Given information:
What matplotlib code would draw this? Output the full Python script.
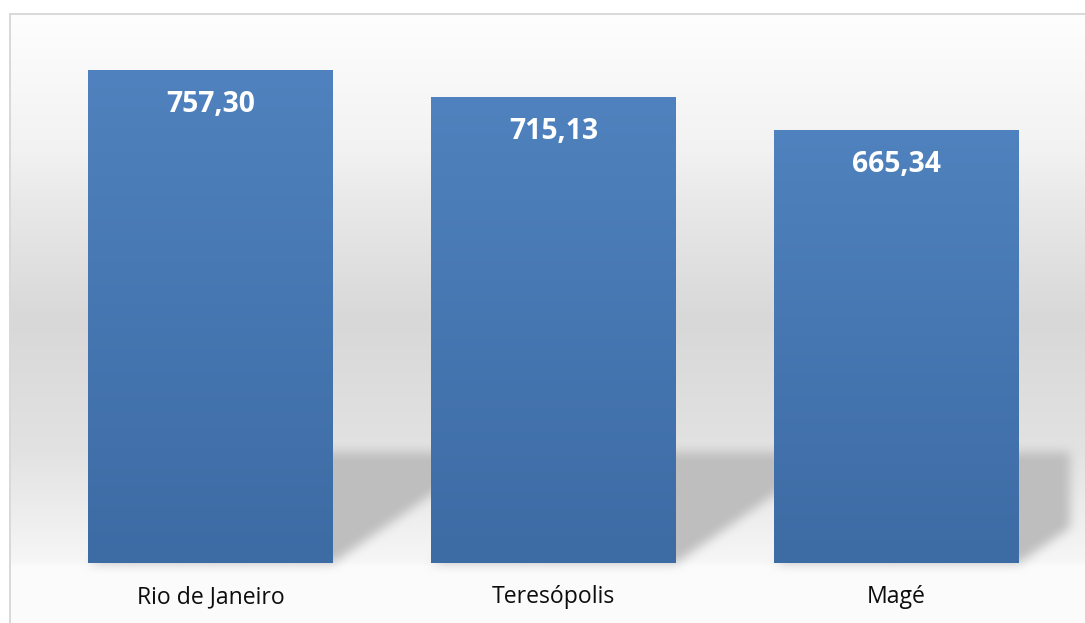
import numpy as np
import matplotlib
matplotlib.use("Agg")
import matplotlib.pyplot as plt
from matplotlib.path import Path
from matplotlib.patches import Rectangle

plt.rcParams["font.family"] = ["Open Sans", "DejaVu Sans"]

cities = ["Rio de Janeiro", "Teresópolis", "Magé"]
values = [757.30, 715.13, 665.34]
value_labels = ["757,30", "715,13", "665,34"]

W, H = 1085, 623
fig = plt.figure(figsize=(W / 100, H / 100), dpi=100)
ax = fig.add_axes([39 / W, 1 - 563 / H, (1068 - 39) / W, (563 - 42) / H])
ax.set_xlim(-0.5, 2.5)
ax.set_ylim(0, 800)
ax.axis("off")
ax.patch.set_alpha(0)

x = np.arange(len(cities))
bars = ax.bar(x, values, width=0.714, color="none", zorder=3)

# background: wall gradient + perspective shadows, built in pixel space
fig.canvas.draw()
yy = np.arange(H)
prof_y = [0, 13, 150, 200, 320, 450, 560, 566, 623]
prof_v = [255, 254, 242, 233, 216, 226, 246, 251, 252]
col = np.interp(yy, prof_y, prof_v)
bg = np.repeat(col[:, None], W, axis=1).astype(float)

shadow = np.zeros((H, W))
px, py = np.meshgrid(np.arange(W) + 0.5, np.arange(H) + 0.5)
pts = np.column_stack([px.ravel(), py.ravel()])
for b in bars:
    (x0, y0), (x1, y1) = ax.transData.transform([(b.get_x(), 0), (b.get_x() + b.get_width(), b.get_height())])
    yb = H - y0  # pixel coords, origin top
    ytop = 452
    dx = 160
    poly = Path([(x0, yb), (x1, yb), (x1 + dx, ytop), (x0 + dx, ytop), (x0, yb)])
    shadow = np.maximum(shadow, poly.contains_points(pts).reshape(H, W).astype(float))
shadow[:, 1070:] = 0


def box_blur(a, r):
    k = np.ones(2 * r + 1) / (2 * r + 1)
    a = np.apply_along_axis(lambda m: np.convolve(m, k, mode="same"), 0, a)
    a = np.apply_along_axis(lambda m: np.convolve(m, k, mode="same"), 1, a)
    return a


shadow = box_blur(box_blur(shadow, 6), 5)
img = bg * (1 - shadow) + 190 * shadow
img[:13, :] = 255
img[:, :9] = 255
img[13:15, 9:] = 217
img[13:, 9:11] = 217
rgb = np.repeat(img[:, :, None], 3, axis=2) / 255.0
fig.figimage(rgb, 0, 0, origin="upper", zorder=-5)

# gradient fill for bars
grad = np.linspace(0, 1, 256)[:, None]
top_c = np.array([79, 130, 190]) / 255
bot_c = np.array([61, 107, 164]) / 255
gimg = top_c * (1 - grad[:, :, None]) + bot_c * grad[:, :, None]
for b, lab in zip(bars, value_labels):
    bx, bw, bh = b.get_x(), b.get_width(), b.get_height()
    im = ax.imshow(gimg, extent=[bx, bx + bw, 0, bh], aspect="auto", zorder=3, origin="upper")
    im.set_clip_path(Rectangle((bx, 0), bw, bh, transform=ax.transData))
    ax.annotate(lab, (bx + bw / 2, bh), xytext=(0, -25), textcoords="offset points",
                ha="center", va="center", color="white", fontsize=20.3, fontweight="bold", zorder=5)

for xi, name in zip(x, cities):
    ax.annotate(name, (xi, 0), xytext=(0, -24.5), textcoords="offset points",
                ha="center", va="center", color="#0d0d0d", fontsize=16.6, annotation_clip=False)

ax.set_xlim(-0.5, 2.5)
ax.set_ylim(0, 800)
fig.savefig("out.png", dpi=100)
...
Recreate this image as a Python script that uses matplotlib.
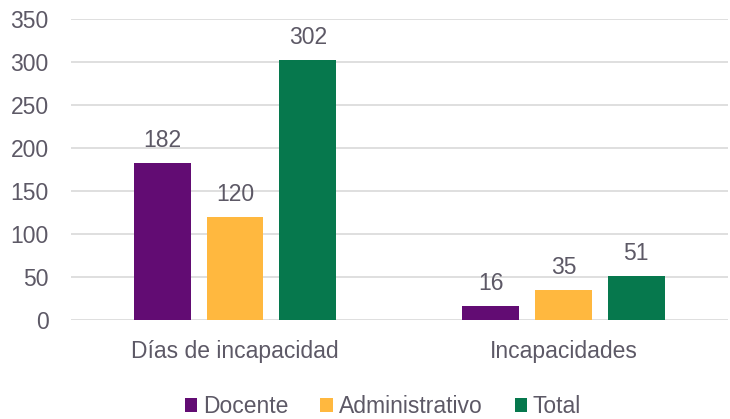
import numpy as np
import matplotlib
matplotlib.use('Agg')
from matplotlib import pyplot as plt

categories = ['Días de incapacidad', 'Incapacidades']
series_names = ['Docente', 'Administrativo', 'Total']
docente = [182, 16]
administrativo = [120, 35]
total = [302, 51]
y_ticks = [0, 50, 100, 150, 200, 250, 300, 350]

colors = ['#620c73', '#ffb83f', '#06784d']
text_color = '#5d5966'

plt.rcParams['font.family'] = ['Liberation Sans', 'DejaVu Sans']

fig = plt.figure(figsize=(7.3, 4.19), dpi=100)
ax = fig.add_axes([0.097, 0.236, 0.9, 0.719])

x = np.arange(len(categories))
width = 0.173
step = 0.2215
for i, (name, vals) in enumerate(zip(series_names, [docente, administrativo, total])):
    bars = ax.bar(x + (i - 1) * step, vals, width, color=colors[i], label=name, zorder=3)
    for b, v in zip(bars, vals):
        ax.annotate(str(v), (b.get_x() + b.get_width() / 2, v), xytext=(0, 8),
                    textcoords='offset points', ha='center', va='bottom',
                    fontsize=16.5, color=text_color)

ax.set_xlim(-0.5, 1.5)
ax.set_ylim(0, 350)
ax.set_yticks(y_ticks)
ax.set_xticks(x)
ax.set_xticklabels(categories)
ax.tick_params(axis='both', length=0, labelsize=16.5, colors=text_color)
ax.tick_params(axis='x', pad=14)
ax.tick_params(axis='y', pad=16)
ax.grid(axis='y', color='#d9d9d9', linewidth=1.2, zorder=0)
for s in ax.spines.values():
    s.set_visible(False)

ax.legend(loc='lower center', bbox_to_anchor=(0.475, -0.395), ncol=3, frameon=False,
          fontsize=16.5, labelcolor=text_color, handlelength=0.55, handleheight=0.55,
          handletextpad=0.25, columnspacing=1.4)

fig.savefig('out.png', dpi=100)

Exercise:
Both the line with "What matplotlib code" and the line with "shadow[:, 1070:] = 0" are included: reproduce them and every line between, exactly, with pictures omitted.

Result of this task:
What matplotlib code would draw this? Output the full Python script.
import numpy as np
import matplotlib
matplotlib.use("Agg")
import matplotlib.pyplot as plt
from matplotlib.path import Path
from matplotlib.patches import Rectangle

plt.rcParams["font.family"] = ["Open Sans", "DejaVu Sans"]

cities = ["Rio de Janeiro", "Teresópolis", "Magé"]
values = [757.30, 715.13, 665.34]
value_labels = ["757,30", "715,13", "665,34"]

W, H = 1085, 623
fig = plt.figure(figsize=(W / 100, H / 100), dpi=100)
ax = fig.add_axes([39 / W, 1 - 563 / H, (1068 - 39) / W, (563 - 42) / H])
ax.set_xlim(-0.5, 2.5)
ax.set_ylim(0, 800)
ax.axis("off")
ax.patch.set_alpha(0)

x = np.arange(len(cities))
bars = ax.bar(x, values, width=0.714, color="none", zorder=3)

# background: wall gradient + perspective shadows, built in pixel space
fig.canvas.draw()
yy = np.arange(H)
prof_y = [0, 13, 150, 200, 320, 450, 560, 566, 623]
prof_v = [255, 254, 242, 233, 216, 226, 246, 251, 252]
col = np.interp(yy, prof_y, prof_v)
bg = np.repeat(col[:, None], W, axis=1).astype(float)

shadow = np.zeros((H, W))
px, py = np.meshgrid(np.arange(W) + 0.5, np.arange(H) + 0.5)
pts = np.column_stack([px.ravel(), py.ravel()])
for b in bars:
    (x0, y0), (x1, y1) = ax.transData.transform([(b.get_x(), 0), (b.get_x() + b.get_width(), b.get_height())])
    yb = H - y0  # pixel coords, origin top
    ytop = 452
    dx = 160
    poly = Path([(x0, yb), (x1, yb), (x1 + dx, ytop), (x0 + dx, ytop), (x0, yb)])
    shadow = np.maximum(shadow, poly.contains_points(pts).reshape(H, W).astype(float))
shadow[:, 1070:] = 0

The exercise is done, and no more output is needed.